A similar facility comprising eight counters has been set up at the government Tourist Reception Centre for booking airline tickets, which is entirely done through the internet. Only eight tour and travel operators from about 150 are selected by drawing lots every week to operate their businesses at these counters.

Education has been another major casualty of the internet ban. Manzoor Ahmad Mir, a government employee, said thousands of rupees he had paid for a popular online tutorial for his two school-going sons aged 9 and 12 have gone to waste because the program could only be accessed online.

A teacher who works at Kashmir University and supervises doctoral students said they faced problems submitting research papers to journals, which in turn leads to delays in submitting their PhD thesis.

“They have to constantly check their email to access peer reviews of their papers. They have to upgrade their knowledge. Is it even possible without the internet these days?” he said on condition of anonymity.

Online shopping sites like Amazon have stopped delivering items to buyers in the valley, leaving hundreds of delivery boys jobless.

Irfan Ahmad, a 20-year-old resident of Srinagar who worked for a local warehouse dealing in online goods, said he has been doing odd jobs since the internet blockade.
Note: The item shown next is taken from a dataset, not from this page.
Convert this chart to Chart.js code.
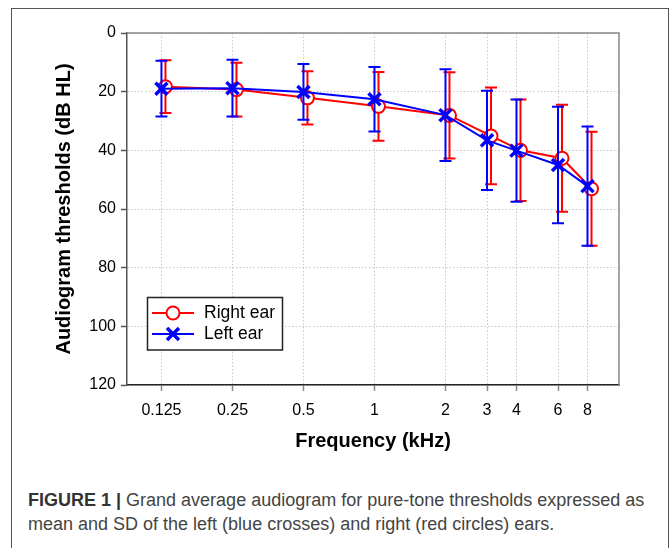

Social media, which was widely used to articulate dissent in the absence of independent media, has been the primary target of the internet shutdown. Media expert and filmmaker Arshad Mushtaq believes that like the political vacuum created by the jailing of the political leadership, there is a communications vacuum that could have dangerous ramifications.

“Social media was like alternative media in Kashmir, an alternative to propaganda dished out 24/7 through compromised TV channels and newspapers. People have no access to what is being written about them, how the world is reacting to this catastrophic situation. Their frustrations are rising,” he said.